The question of white slavery is economic as well as social. The condition of the working girl, the low salaries paid by employers, the desire for better clothes, and the great increase of the number of girls earning a livelihood contribute their share to the downfall of girls. All of these things are considered by the crafty trader who procures the girl to be auctioned into a life of slavery. Then, too, the confidence of the girl is gained by arousing her ambition or love. This is done by appealing to her vanity, by referring to her ability or her beauty.
True it is that some girls go willingly to the block to be auctioned into a disreputable life, only to find later their terrible mistake. The system of making bad girls worse is just as vicious as making good girls bad and all this is white slavery.
The most worked method of securing the confidence by appealing to the ambition of the girl is by the stage or theatrical route. It is because so many girls are "stage struck" now-a-days that this method has been worked most successfully.
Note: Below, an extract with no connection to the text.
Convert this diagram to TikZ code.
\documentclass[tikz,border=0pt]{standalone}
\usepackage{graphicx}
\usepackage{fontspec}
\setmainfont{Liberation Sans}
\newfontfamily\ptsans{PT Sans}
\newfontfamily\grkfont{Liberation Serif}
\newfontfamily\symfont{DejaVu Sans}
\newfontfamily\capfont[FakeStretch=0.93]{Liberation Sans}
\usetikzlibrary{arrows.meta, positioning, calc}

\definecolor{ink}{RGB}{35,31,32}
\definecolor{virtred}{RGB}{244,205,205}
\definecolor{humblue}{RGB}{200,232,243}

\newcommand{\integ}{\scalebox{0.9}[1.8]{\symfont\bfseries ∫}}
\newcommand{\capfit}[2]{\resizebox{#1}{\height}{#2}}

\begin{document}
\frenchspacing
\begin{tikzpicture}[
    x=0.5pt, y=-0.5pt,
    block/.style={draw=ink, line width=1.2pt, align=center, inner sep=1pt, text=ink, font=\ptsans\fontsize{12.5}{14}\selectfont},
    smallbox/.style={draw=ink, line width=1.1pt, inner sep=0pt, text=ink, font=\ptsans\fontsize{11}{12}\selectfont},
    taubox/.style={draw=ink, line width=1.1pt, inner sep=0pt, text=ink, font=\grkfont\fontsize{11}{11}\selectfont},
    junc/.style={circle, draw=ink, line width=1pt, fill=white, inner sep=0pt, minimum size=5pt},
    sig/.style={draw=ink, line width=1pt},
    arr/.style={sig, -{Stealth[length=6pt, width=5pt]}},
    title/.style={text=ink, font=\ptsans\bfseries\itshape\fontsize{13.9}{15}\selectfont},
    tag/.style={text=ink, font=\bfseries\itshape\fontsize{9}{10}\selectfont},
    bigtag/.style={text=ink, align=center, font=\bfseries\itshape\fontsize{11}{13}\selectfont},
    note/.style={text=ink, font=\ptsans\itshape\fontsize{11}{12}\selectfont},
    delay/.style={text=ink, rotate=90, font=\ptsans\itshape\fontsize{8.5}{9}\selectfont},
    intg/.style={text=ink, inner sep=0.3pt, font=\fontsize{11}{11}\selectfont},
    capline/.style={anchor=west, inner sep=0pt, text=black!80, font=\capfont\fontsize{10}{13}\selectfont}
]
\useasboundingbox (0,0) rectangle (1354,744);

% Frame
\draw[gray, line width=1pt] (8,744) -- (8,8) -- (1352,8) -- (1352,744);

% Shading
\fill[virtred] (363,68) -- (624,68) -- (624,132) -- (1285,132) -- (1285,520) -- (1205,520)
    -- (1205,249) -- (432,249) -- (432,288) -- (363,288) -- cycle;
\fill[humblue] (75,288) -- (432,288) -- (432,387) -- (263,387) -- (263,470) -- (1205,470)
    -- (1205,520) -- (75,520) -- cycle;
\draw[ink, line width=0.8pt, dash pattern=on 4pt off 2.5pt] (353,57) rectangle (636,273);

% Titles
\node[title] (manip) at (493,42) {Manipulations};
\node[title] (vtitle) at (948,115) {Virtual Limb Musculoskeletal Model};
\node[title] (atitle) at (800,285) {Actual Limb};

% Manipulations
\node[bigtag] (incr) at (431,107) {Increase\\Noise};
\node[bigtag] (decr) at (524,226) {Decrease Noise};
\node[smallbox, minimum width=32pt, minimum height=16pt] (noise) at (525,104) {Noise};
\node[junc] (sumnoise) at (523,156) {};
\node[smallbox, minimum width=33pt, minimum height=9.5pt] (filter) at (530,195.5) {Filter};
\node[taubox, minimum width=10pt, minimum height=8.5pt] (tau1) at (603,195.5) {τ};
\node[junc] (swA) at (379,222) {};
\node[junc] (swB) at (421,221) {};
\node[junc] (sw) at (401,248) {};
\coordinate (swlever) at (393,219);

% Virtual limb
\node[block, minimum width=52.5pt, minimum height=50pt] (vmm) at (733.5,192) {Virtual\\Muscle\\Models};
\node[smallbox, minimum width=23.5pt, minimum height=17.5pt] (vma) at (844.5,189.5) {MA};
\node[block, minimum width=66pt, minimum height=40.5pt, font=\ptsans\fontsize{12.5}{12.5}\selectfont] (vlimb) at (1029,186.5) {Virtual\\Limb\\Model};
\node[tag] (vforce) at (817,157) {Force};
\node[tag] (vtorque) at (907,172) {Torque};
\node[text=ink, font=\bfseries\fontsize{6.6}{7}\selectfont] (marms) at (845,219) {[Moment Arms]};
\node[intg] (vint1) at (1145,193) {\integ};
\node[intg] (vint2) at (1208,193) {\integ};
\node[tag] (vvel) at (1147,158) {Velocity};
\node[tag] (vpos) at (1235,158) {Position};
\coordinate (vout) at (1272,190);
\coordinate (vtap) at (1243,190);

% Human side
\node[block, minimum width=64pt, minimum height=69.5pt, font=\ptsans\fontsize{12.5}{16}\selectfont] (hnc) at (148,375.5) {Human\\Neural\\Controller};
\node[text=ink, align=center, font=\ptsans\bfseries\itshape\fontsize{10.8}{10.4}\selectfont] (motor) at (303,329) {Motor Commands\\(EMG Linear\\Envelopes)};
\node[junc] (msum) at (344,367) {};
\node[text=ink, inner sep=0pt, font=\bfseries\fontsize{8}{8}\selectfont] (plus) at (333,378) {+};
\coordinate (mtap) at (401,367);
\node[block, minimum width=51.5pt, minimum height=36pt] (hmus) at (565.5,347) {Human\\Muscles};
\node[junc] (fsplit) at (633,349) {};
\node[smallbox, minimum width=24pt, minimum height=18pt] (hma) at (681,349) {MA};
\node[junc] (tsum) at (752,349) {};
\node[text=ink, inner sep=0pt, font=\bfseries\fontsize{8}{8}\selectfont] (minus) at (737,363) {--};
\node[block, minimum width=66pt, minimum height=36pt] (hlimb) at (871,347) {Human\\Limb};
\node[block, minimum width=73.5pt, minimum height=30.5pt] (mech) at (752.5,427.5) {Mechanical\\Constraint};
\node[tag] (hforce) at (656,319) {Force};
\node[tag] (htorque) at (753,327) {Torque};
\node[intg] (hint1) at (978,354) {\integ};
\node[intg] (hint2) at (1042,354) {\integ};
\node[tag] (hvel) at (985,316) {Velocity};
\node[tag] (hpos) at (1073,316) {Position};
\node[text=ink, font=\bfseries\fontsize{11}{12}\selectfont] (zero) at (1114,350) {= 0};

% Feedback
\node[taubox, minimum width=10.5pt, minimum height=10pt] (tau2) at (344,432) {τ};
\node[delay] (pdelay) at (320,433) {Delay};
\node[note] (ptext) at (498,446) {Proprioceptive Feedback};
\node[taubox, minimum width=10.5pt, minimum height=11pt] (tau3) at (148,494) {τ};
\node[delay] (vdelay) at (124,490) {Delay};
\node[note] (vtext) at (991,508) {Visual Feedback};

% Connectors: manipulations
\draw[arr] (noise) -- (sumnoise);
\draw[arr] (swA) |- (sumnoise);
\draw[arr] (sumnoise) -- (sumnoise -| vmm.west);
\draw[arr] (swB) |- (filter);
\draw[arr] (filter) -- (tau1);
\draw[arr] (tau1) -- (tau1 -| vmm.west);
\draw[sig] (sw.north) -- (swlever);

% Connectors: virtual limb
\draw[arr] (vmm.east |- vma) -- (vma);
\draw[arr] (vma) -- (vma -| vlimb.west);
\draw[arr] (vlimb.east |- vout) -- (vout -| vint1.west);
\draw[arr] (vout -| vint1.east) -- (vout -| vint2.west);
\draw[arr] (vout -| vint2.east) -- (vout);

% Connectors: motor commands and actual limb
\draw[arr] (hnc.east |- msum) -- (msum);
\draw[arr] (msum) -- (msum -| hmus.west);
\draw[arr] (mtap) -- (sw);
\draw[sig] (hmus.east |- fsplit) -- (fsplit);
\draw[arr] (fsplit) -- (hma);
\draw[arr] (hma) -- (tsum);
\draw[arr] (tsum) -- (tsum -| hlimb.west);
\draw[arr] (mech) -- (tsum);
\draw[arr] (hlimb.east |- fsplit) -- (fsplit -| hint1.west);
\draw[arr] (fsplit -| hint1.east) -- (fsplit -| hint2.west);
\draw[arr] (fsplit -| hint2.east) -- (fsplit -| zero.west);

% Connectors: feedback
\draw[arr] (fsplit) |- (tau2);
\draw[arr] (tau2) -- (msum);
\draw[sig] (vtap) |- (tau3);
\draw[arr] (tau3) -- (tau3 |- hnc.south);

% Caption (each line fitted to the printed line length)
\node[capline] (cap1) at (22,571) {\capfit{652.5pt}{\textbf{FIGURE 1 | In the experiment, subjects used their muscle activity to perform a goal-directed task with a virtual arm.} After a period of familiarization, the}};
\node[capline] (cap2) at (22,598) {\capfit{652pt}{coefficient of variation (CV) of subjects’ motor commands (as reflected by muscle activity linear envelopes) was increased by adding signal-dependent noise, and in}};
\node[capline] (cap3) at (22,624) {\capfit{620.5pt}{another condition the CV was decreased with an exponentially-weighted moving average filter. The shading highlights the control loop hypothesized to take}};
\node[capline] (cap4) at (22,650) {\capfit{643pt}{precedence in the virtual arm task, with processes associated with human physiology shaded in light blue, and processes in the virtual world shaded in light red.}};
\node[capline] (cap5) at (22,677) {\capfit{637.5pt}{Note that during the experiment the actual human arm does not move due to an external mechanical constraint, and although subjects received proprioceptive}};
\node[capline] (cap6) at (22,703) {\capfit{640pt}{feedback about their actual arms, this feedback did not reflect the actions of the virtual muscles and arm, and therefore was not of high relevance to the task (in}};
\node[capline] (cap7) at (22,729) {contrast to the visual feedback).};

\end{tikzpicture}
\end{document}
Perhaps of all the cases that have been tried in nearly the last three years in Chicago, the girls who have been procured by inducements to go upon the stage outnumber all others. The slave trader represents himself as the agent of some theatrical manager, or perhaps as the manager himself. Going to a factory town, for example, he makes it his business to meet some girl who is working there who he has learned is "stage struck." After the formalities of an introduction, which he secures in one way or another, he leads up to the subject by telling that he is a theatrical man and is looking for new recruits.
The girl is at once interested. She is naturally ambitious. She wants to better her condition in life. She doesn't suspect that a fiend with the heart of a devil is masquerading before her as the agent of some theatrical manager. He explains to her that if she will accompany him she can make from $15 to $20 a week at the very start and in a year she will be playing a part, and a year or so later she will possibly be leading lady. The picture is an alluring one to this young girl, for she is now making only perhaps $4, $5 or $6 a week, and the thought of securing such a large salary at the very start almost sweeps her off her feet. She is entranced by the beautiful picture that has been painted and she goes, perhaps to a stage from which she will never return.
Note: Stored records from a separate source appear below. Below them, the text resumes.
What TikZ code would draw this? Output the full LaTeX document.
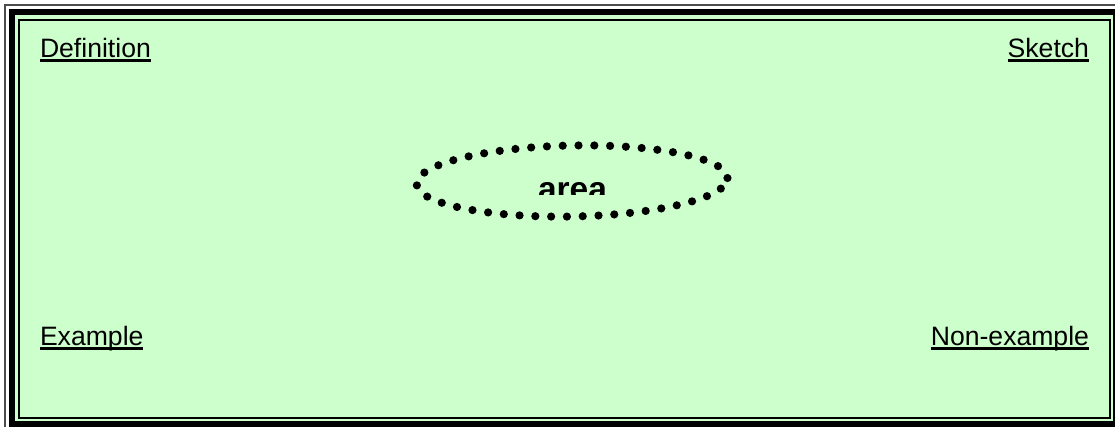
\documentclass[tikz,border=0pt]{standalone}
\usepackage{fontspec}
\setmainfont{Liberation Sans}
\usepackage{tikz}
\usepackage{xcolor}
\usetikzlibrary{shapes.geometric, positioning, calc}
\definecolor{cPaper}{RGB}{204,255,204}
\newcommand{\ulabel}[1]{\setbox0\hbox{#1}\rlap{\rule[-4.8pt]{\wd0}{2.4pt}}\box0}
\tikzset{
	corner/.style={inner sep=0pt, outer sep=0pt, font=\fontsize{26.6}{30}\selectfont},
	dotring/.style={ellipse, draw=black, line width=8.2pt, dash pattern=on 0pt off 15.8pt, line cap=round, minimum width=311pt, minimum height=71pt, inner sep=0pt},
	term/.style={inner sep=0pt, outer sep=0pt, font=\fontsize{33.5}{36}\selectfont\bfseries},
}
\begin{document}
\begin{tikzpicture}[x=1pt, y=-1pt]
	\useasboundingbox (0,0) rectangle (1115,426);
	\clip (0,0) rectangle (1115,426);
	% frame
	\fill[cPaper] (15,15) rectangle (1113,421);
	\draw[black!70, line width=2pt] (5,5) rectangle (1123,431);
	\draw[black, line width=6pt] (12,12) rectangle (1116,424);
	\draw[black, line width=2pt] (19,20) rectangle (1110,418);
	% corner labels
	\node[corner, anchor=base west] (def) at (40,57) {\ulabel{Definition}};
	\node[corner, anchor=base east] (sketch) at (1089,57) {\ulabel{Sketch}};
	\node[corner, anchor=base west] (ex) at (40,345) {\ulabel{Example}};
	\node[corner, anchor=base east] (nonex) at (1089,345) {\ulabel{Non-example}};
	% the word in the middle
	\node[dotring, rotate=1.1] (oval) at (572,181) {};
	\begin{scope}
		\clip (400,140) rectangle (745,194);
		\node[term, anchor=base] (word) at (572.5,200.5) {area};
	\end{scope}
\end{tikzpicture}
\end{document}
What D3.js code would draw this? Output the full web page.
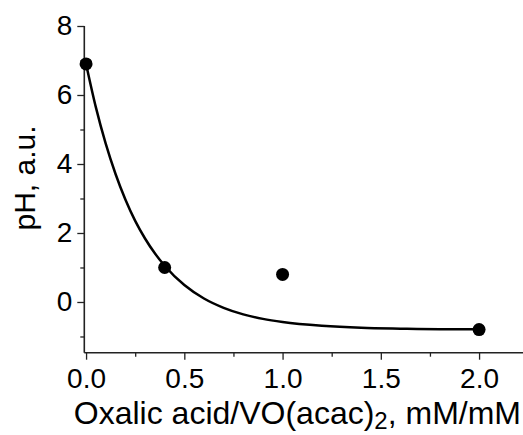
<!DOCTYPE html>
<html>
<head>
<meta charset="utf-8">
<script src="https://cdn.jsdelivr.net/npm/d3@7"></script>
<style>
  html, body { margin: 0; padding: 0; background: #fff; }
  svg { display: block; }
  text { font-family: "Liberation Sans", Arial, sans-serif; fill: #000; }
</style>
</head>
<body>
<svg id="chart" width="523" height="435"></svg>
<script>
// Measured data points
const pointX = [0.0, 0.4, 1.0, 2.0];
const pointY = [6.9, 1.0, 0.8, -0.8];

// Fitted curve
const curveX = [0.0, 0.05, 0.1, 0.15, 0.2, 0.25, 0.3, 0.35, 0.4, 0.5, 0.6, 0.7, 0.8, 0.9, 1.0, 1.2, 1.4, 1.6, 1.8, 2.0];
const curveY = [6.90, 5.64, 4.59, 3.71, 2.97, 2.35, 1.84, 1.41, 1.05, 0.49, 0.10, -0.17, -0.36, -0.49, -0.58, -0.69, -0.75, -0.775, -0.79, -0.79];

// Tick values / labels
const xTicks = [0.0, 0.5, 1.0, 1.5, 2.0];
const xMinorTicks = [0.25, 0.75, 1.25, 1.75, 2.25];
const yTicks = [0, 2, 4, 6, 8];
const yMinorTicks = [-1, 1, 3, 5, 7];

const xTitle = "Oxalic acid/VO(acac)";
const xTitleSub = "2";
const xTitleEnd = ", mM/mM";
const yTitle = "pH, a.u.";

const svg = d3.select("#chart");
const plotLeft = 84.3, plotBottom = 352.7, plotTop = 26, plotRight = 526;

const x = d3.scaleLinear().domain([-0.009, 2.23]).range([plotLeft, plotLeft + 2.239 * 196.5]);
const y = d3.scaleLinear().domain([-1.47, 8]).range([plotBottom, plotTop]);

const axisColor = "#222";
const fontFam = "'Liberation Sans', Arial, sans-serif";

// X axis
const gx = svg.append("g").attr("transform", `translate(0,${plotBottom})`);
gx.call(d3.axisBottom(x).tickValues(xTicks).tickFormat(d3.format(".1f")).tickSize(7).tickPadding(8));
const gxMinor = gx.append("g").call(d3.axisBottom(x).tickValues(xMinorTicks).tickFormat("").tickSize(4));
gxMinor.select(".domain").remove();
gx.select(".domain").attr("stroke", axisColor).attr("stroke-width", 1.6)
  .attr("d", `M${plotLeft},0H${plotRight}`);
gx.selectAll(".tick line").attr("stroke", axisColor).attr("stroke-width", 1.3);
gx.selectAll(".tick text").attr("font-size", 28).attr("fill", "#000").attr("font-family", fontFam);

// Y axis
const gy = svg.append("g").attr("transform", `translate(${plotLeft},0)`);
gy.call(d3.axisLeft(y).tickValues(yTicks).tickFormat(d3.format("d")).tickSize(7).tickPadding(5));
const gyMinor = gy.append("g").call(d3.axisLeft(y).tickValues(yMinorTicks).tickFormat("").tickSize(4));
gyMinor.select(".domain").remove();
gy.select(".domain").attr("stroke", axisColor).attr("stroke-width", 1.6)
  .attr("d", `M0,${plotBottom}V${plotTop}`);
gy.selectAll(".tick line").attr("stroke", axisColor).attr("stroke-width", 1.3);
gy.selectAll(".tick text").attr("font-size", 28).attr("fill", "#000").attr("font-family", fontFam);

// Curve
const curveData = curveX.map((v, i) => [v, curveY[i]]);
svg.append("path")
  .datum(curveData)
  .attr("fill", "none")
  .attr("stroke", "#000")
  .attr("stroke-width", 2.5)
  .attr("d", d3.line().x(d => x(d[0])).y(d => y(d[1])).curve(d3.curveMonotoneX));

// Points
svg.append("g").selectAll("circle")
  .data(pointX.map((v, i) => [v, pointY[i]]))
  .join("circle")
  .attr("cx", d => x(d[0]))
  .attr("cy", d => y(d[1]))
  .attr("r", 6.5)
  .attr("fill", "#000");

// X title
const xt = svg.append("text")
  .attr("x", 521)
  .attr("y", 424)
  .attr("text-anchor", "end")
  .attr("font-size", 32);
xt.append("tspan").text(xTitle);
xt.append("tspan").attr("font-size", 24).attr("dy", 5).text(xTitleSub);
xt.append("tspan").attr("dy", -5).text(xTitleEnd);

// Y title
svg.append("text")
  .attr("transform", "translate(35,178) rotate(-90)")
  .attr("text-anchor", "middle")
  .attr("font-size", 30)
  .text(yTitle);
</script>
</body>
</html>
The trader often has the impudence and nerve to interview the parents of the girl and obtain their consent, knowing that he is hiding behind some fictitious name, with little possibility of ever being apprehended. This was true in the case of a certain cadet who brought a little girl from Duluth, Minn. The girl was 17 years old. The parents gave their consent, thinking that through the girl's life upon the stage their position in life would be raised, and they sent the little girl on to Chicago with this man, bidding her "God-speed." The testimony in this case showed that under compulsion she wrote several letters to her parents, telling of her initial stage success, while the truth was that this man was a procurer and collecting toll upon the loathsome earnings of this girl, who was compelled by him to lead a disreputable life. He was convicted under the law for bringing a girl into the State under the age of 18 for immoral purposes and was sentenced to three years, and the girl was returned to the home of her parents.
This only serves as an illustration of how easy it is to appeal to the girl's ambition; yes, even to that of a parent, in this nefarious business of securing girls to be auctioned as white slaves.